A baseball is thrown at an angle of 26◦ relative
to the ground at a speed of 25 m/s. The ball
is caught 50.2046 m from the thrower.
The acceleration due to gravity is
9.81 m/s2 .
How long is it in the air?
Answer in units of s.
To find out how long the baseball is in the air, we can use the horizontal motion and vertical motion of the ball separately.
Let's start with the vertical motion of the ball.
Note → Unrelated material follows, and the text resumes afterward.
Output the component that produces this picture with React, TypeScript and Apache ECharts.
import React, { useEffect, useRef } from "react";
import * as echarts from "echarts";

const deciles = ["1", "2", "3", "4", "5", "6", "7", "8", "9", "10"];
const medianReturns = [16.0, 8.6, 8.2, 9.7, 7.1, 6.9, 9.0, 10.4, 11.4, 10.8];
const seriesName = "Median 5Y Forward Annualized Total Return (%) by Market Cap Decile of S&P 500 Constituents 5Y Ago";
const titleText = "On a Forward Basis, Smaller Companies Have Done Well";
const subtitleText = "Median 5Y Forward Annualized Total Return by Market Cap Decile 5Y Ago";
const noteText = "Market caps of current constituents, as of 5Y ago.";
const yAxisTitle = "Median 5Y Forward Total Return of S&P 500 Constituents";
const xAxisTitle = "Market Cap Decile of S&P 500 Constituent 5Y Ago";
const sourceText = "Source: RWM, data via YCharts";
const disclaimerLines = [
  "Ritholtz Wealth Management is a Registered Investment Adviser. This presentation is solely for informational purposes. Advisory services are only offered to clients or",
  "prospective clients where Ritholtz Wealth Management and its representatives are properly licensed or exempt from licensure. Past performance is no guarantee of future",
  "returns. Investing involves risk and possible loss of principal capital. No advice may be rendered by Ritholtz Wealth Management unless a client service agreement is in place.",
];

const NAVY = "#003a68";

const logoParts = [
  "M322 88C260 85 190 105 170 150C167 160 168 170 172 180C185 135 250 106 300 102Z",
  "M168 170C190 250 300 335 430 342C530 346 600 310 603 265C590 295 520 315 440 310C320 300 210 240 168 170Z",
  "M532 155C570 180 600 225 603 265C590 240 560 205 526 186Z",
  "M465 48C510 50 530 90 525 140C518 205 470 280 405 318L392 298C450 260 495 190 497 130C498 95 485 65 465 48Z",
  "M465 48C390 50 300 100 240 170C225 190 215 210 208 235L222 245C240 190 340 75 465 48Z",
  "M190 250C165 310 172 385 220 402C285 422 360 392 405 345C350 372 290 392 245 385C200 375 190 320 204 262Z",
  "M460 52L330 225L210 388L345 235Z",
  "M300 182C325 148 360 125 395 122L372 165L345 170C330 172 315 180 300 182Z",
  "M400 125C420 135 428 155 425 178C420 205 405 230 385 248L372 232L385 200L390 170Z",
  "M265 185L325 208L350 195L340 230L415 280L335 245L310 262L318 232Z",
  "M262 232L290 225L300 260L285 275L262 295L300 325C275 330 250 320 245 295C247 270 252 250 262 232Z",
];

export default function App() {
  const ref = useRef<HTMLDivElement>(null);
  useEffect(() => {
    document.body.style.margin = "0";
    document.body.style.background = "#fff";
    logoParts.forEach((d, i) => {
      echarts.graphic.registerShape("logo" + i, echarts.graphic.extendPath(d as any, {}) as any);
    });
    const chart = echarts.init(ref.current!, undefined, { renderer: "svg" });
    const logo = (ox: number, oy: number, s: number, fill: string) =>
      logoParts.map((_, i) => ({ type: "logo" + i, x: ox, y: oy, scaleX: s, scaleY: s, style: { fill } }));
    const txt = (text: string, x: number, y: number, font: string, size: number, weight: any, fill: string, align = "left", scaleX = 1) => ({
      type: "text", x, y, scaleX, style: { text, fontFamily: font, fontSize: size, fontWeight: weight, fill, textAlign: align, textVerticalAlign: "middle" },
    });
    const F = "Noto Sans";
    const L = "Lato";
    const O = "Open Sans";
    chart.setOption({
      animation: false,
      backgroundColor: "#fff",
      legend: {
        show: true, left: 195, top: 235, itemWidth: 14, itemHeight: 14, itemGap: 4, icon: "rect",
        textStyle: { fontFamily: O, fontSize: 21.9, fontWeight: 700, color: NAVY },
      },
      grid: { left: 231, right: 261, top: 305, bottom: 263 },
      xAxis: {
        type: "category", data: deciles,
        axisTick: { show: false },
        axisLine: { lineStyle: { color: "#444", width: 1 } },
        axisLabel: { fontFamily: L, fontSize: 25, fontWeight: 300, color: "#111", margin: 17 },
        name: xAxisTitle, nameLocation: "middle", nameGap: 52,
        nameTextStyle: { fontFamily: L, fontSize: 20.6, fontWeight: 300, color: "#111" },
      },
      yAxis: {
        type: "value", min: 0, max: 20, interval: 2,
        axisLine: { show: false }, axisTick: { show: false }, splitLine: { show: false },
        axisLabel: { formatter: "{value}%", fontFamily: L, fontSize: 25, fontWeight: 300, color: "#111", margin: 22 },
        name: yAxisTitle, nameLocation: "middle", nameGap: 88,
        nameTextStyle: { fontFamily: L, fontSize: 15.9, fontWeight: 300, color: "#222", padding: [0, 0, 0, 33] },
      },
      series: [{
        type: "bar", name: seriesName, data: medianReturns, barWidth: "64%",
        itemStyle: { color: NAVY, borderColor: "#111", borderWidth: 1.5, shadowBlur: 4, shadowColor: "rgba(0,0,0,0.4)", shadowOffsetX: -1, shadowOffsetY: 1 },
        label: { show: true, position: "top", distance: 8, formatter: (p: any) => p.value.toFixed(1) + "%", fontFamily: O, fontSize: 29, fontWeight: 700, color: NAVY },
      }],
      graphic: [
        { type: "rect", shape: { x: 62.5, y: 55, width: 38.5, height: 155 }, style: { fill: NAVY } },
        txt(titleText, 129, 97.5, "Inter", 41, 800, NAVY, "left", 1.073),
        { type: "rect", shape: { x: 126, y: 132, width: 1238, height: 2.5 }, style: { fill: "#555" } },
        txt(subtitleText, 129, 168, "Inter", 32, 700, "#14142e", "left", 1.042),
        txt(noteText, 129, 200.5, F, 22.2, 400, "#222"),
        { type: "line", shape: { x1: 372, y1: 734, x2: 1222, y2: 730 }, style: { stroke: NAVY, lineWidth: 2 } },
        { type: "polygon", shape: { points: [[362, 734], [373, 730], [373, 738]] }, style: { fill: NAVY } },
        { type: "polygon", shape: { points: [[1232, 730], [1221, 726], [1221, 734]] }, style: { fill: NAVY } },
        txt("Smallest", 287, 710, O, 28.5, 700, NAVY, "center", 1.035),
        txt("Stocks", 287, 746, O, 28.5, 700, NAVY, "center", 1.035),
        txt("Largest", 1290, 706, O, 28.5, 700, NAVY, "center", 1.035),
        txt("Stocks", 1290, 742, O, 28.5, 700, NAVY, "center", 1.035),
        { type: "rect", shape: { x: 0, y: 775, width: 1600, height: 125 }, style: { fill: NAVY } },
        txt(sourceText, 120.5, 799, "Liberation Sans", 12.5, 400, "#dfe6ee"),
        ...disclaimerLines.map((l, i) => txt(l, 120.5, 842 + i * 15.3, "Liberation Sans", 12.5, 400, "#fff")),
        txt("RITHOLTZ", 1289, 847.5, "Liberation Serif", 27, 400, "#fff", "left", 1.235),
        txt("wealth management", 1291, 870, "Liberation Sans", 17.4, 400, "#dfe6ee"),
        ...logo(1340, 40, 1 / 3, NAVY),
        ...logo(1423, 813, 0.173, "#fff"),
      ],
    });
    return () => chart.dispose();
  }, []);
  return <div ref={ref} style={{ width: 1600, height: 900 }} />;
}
The initial vertical velocity (Vi) of the ball can be calculated using the initial speed (25 m/s) and the angle of projection (26 degrees) using the formula:
Vi = initial speed * sin(angle)
So, Vi = 25 m/s * sin(26 degrees)
Next, we need to find the time it takes for the ball to reach its maximum height. The time taken to reach the maximum height is half of the total time the ball spends in the air, as the time taken to reach the highest point is the same as the time taken to descend from the highest point to the ground.
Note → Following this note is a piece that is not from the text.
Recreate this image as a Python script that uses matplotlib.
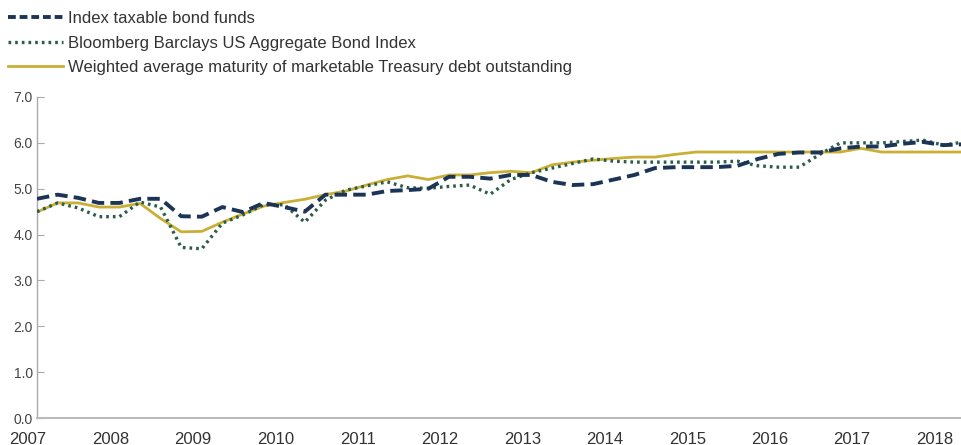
import matplotlib
matplotlib.use("Agg")
import matplotlib.pyplot as plt
import matplotlib.transforms as mtransforms
from matplotlib.lines import Line2D
import numpy as np

# quarterly observations starting 2007
start_year = 2007.0
index_funds = [4.78, 4.87, 4.80, 4.69, 4.69, 4.78, 4.78, 4.40, 4.39, 4.60,
               4.49, 4.69, 4.60, 4.50, 4.87, 4.87, 4.87, 4.95, 4.97, 5.00,
               5.26, 5.26, 5.22, 5.30, 5.30, 5.15, 5.08, 5.10, 5.20, 5.30,
               5.45, 5.47, 5.47, 5.47, 5.50, 5.65, 5.76, 5.79, 5.79, 5.88,
               5.92, 5.92, 5.98, 6.02, 5.95, 5.97]
bloomberg = [4.50, 4.69, 4.58, 4.39, 4.39, 4.71, 4.60, 3.72, 3.69, 4.25,
             4.43, 4.65, 4.65, 4.27, 4.75, 4.97, 5.06, 5.15, 5.02, 5.01,
             5.05, 5.08, 4.88, 5.20, 5.35, 5.45, 5.55, 5.65, 5.60, 5.58,
             5.58, 5.58, 5.58, 5.58, 5.60, 5.50, 5.47, 5.47, 5.75, 6.00,
             6.00, 6.00, 6.03, 6.06, 5.95, 6.02]
treasury = [4.49, 4.69, 4.69, 4.60, 4.60, 4.68, 4.35, 4.06, 4.07, 4.27,
            4.45, 4.62, 4.70, 4.77, 4.87, 4.95, 5.08, 5.20, 5.28, 5.20,
            5.30, 5.30, 5.35, 5.38, 5.35, 5.52, 5.58, 5.62, 5.66, 5.69,
            5.69, 5.75, 5.80, 5.80, 5.80, 5.80, 5.80, 5.80, 5.80, 5.80,
            5.88, 5.80, 5.80, 5.80, 5.80, 5.80]
series_labels = ["Index taxable bond funds",
                 "Bloomberg Barclays US Aggregate Bond Index",
                 "Weighted average maturity of marketable Treasury debt outstanding"]
year_ticks = list(range(2007, 2019))
y_ticks = [0, 1, 2, 3, 4, 5, 6, 7]

x = start_year + np.arange(len(index_funds)) / 4.0

navy = "#1c3557"
green = "#2b5c48"
gold = "#c9b035"
txt = "#333333"

plt.rcParams['font.family'] = ['Liberation Sans Narrow', 'Liberation Sans', 'DejaVu Sans']

fig = plt.figure(figsize=(9.62, 4.45), dpi=100)
ax = fig.add_axes([37/962, 1-418/445, 1-37/962, (418-97)/445])

ax.plot(x, treasury, color=gold, lw=2.0, zorder=2)
ax.plot(x, bloomberg, color=green, lw=2.4, dashes=(0.8, 1.2), zorder=3)
ax.plot(x, index_funds, color=navy, lw=2.8, dashes=(3.2, 1.6), zorder=4)

ax.set_xlim(2007.0, 2007.0 + 925/82.4)
ax.set_ylim(0, 7)
ax.set_yticks(y_ticks)
ax.set_yticklabels([f"{v:.1f}" for v in y_ticks])
ax.set_xticks(year_ticks)
ax.set_xticklabels([str(y) for y in year_ticks])

for s in ["top", "right"]:
    ax.spines[s].set_visible(False)
ax.spines["left"].set_color("#aaaaaa")
ax.spines["bottom"].set_color("#bbbbbb")
ax.spines["left"].set_linewidth(1.0)
ax.spines["bottom"].set_linewidth(1.5)
ax.tick_params(axis="y", direction="in", length=5, color="#aaaaaa",
               labelsize=10, labelcolor="#444444", pad=3)
ax.tick_params(axis="x", length=0, labelsize=12, labelcolor=txt, pad=10)

offset = mtransforms.ScaledTranslation(-9/100, 0, fig.dpi_scale_trans)
for lbl in ax.get_xticklabels():
    lbl.set_transform(lbl.get_transform() + offset)

handles = [
    Line2D([], [], color=navy, lw=2.8, dashes=(2.0, 1.0)),
    Line2D([], [], color=green, lw=2.4, dashes=(0.8, 1.2)),
    Line2D([], [], color=gold, lw=2.0),
]
leg = fig.legend(handles, series_labels, loc="upper left",
                 bbox_to_anchor=(-0.004, 1.001), frameon=False,
                 fontsize=12, handlelength=3.3, handletextpad=0.3,
                 labelspacing=0.56, borderaxespad=0.3)
for t in leg.get_texts():
    t.set_color(txt)

fig.savefig("out.png", dpi=100)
The time taken to reach the maximum height (t_max) can be calculated using the formula:
t_max = (final vertical velocity - initial vertical velocity) / acceleration due to gravity
At the maximum height, the vertical velocity becomes 0 because the ball momentarily stops before falling back down. The final vertical velocity (Vf) is 0, acceleration due to gravity (g) is 9.81 m/s^2.
Therefore, t_max = (0 - Vi) / g
Now, let's find the total time the ball is in the air by calculating the time it takes for the ball to reach the maximum height and then double that time.
Total time in the air = 2 * t_max
Finally, you can substitute the values and calculate the time the baseball is in the air.